Given entries:
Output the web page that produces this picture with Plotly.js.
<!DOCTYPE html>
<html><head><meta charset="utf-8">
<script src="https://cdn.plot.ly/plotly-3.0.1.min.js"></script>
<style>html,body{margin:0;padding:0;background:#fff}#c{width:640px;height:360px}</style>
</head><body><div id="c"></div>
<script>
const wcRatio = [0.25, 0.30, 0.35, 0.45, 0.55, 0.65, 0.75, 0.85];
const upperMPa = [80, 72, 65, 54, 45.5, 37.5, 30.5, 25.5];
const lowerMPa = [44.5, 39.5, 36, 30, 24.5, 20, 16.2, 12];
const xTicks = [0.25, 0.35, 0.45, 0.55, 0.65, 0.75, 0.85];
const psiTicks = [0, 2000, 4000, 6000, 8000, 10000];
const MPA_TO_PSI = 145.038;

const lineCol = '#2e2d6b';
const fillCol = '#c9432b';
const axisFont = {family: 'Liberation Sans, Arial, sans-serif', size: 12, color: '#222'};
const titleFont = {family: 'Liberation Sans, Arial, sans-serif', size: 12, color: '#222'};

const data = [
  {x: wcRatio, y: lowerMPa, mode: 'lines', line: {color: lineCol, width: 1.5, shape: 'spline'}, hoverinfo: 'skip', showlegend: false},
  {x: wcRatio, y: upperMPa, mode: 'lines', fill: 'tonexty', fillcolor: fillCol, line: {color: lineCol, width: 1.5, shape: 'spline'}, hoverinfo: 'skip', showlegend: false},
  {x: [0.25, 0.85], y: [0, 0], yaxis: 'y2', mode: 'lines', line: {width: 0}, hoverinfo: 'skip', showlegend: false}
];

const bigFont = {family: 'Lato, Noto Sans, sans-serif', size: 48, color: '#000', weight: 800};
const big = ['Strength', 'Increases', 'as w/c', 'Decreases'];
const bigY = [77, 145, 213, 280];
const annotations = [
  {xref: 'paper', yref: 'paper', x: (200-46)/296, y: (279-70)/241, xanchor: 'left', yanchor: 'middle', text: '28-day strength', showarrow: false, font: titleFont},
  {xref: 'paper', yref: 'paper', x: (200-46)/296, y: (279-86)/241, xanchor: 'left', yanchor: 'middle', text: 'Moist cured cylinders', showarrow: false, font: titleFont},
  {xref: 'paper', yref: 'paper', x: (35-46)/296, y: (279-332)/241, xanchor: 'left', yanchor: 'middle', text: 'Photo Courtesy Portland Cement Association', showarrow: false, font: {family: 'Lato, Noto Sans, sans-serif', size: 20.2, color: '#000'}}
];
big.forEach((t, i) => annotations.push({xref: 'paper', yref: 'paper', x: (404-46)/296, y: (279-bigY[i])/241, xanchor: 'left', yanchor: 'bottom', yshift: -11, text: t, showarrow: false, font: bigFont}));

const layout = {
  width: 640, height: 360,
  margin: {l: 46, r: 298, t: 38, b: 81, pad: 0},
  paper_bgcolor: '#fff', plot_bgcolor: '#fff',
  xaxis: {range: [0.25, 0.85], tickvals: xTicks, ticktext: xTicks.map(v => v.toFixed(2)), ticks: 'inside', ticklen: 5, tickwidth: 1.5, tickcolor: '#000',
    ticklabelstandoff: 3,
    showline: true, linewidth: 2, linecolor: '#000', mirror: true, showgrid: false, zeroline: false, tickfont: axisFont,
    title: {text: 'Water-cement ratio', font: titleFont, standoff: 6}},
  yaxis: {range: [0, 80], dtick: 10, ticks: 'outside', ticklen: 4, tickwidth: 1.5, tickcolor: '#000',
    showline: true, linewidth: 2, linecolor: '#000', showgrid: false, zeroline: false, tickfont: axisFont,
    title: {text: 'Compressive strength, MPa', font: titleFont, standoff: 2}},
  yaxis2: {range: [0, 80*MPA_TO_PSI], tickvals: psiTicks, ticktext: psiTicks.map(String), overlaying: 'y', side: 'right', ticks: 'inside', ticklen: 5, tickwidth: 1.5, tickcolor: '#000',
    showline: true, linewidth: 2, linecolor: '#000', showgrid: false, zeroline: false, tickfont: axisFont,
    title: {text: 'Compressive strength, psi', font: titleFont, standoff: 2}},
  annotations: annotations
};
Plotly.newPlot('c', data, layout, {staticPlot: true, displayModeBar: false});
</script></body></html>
==
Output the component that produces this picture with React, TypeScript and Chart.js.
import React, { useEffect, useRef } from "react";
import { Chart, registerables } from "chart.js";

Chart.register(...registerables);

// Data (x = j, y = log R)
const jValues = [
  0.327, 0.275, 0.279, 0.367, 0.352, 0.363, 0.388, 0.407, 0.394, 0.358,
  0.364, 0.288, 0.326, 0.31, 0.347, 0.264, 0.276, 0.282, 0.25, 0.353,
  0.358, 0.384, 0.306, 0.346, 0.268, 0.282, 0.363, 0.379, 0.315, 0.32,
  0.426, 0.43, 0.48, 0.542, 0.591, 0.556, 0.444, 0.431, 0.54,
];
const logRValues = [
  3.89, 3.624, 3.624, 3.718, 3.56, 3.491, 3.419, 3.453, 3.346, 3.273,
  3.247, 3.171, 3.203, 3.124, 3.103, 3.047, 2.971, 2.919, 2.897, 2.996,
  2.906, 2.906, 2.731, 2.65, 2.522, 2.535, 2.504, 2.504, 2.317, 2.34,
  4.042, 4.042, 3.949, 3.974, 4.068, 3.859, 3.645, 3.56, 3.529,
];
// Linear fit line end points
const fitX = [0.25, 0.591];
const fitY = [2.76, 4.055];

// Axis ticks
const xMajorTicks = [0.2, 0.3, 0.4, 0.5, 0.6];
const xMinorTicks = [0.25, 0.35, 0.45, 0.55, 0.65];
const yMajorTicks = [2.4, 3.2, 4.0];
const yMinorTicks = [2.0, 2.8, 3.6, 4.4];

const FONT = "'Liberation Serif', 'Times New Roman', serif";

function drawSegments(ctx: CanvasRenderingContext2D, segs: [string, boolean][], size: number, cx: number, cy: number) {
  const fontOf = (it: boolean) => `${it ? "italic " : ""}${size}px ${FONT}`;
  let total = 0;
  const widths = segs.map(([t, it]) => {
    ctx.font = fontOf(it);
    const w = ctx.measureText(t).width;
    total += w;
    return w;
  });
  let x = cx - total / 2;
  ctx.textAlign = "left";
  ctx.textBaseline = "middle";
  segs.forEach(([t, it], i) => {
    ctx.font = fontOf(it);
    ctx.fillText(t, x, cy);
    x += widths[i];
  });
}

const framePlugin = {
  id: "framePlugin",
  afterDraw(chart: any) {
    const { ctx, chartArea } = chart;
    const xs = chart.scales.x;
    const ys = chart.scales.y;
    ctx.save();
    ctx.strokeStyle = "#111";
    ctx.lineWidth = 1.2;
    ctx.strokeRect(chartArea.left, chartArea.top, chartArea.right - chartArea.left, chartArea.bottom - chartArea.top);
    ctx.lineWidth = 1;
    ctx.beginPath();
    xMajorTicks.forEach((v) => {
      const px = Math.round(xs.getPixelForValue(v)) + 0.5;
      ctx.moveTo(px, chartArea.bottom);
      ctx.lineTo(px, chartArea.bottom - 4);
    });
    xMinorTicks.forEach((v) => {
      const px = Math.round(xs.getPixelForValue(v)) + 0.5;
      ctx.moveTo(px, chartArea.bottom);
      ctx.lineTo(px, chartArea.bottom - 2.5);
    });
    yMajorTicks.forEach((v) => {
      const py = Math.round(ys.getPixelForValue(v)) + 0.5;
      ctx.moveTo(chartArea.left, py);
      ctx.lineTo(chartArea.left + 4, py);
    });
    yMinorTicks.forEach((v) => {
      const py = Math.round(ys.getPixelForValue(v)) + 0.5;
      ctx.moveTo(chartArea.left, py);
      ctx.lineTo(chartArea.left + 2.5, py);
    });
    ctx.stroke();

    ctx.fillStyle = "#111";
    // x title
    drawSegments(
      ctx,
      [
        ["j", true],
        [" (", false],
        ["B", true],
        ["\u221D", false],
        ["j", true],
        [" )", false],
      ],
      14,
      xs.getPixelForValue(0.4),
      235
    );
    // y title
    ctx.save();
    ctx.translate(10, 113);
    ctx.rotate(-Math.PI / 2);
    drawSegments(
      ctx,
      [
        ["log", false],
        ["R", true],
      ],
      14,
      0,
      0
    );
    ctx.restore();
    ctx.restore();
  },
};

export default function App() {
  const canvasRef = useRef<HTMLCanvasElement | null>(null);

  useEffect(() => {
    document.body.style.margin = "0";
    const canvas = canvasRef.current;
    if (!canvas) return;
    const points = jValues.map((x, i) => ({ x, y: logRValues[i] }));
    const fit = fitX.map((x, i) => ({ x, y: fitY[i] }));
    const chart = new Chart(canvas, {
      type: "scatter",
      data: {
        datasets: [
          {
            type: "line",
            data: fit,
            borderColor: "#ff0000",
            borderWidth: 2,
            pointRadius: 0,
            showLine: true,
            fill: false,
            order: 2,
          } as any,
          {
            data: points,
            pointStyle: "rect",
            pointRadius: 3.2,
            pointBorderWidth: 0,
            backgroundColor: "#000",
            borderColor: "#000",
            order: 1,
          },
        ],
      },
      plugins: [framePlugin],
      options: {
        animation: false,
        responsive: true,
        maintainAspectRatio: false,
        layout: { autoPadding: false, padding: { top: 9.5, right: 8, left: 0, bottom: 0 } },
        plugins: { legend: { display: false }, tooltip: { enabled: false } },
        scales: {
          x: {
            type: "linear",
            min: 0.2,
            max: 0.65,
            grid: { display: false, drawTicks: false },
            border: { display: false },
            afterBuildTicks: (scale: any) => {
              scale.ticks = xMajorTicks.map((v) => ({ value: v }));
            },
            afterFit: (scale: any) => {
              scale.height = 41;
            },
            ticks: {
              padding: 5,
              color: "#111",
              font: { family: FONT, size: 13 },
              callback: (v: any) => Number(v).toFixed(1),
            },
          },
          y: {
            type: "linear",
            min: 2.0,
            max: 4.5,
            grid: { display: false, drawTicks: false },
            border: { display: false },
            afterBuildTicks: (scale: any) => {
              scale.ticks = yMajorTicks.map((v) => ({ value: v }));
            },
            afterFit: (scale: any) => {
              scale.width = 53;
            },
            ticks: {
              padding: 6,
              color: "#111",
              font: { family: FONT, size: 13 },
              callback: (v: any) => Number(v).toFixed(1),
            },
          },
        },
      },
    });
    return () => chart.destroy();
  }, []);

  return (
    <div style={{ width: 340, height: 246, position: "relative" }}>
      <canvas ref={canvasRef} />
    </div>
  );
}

Written task: Begin with the line containing "Output the web", end with the line containing "const MPA_TO_PSI = 145.038;", and repeat every line in that stretch exactly.

Solution to this exercise:
Output the web page that produces this picture with Plotly.js.
<!DOCTYPE html>
<html><head><meta charset="utf-8">
<script src="https://cdn.plot.ly/plotly-3.0.1.min.js"></script>
<style>html,body{margin:0;padding:0;background:#fff}#c{width:640px;height:360px}</style>
</head><body><div id="c"></div>
<script>
const wcRatio = [0.25, 0.30, 0.35, 0.45, 0.55, 0.65, 0.75, 0.85];
const upperMPa = [80, 72, 65, 54, 45.5, 37.5, 30.5, 25.5];
const lowerMPa = [44.5, 39.5, 36, 30, 24.5, 20, 16.2, 12];
const xTicks = [0.25, 0.35, 0.45, 0.55, 0.65, 0.75, 0.85];
const psiTicks = [0, 2000, 4000, 6000, 8000, 10000];
const MPA_TO_PSI = 145.038;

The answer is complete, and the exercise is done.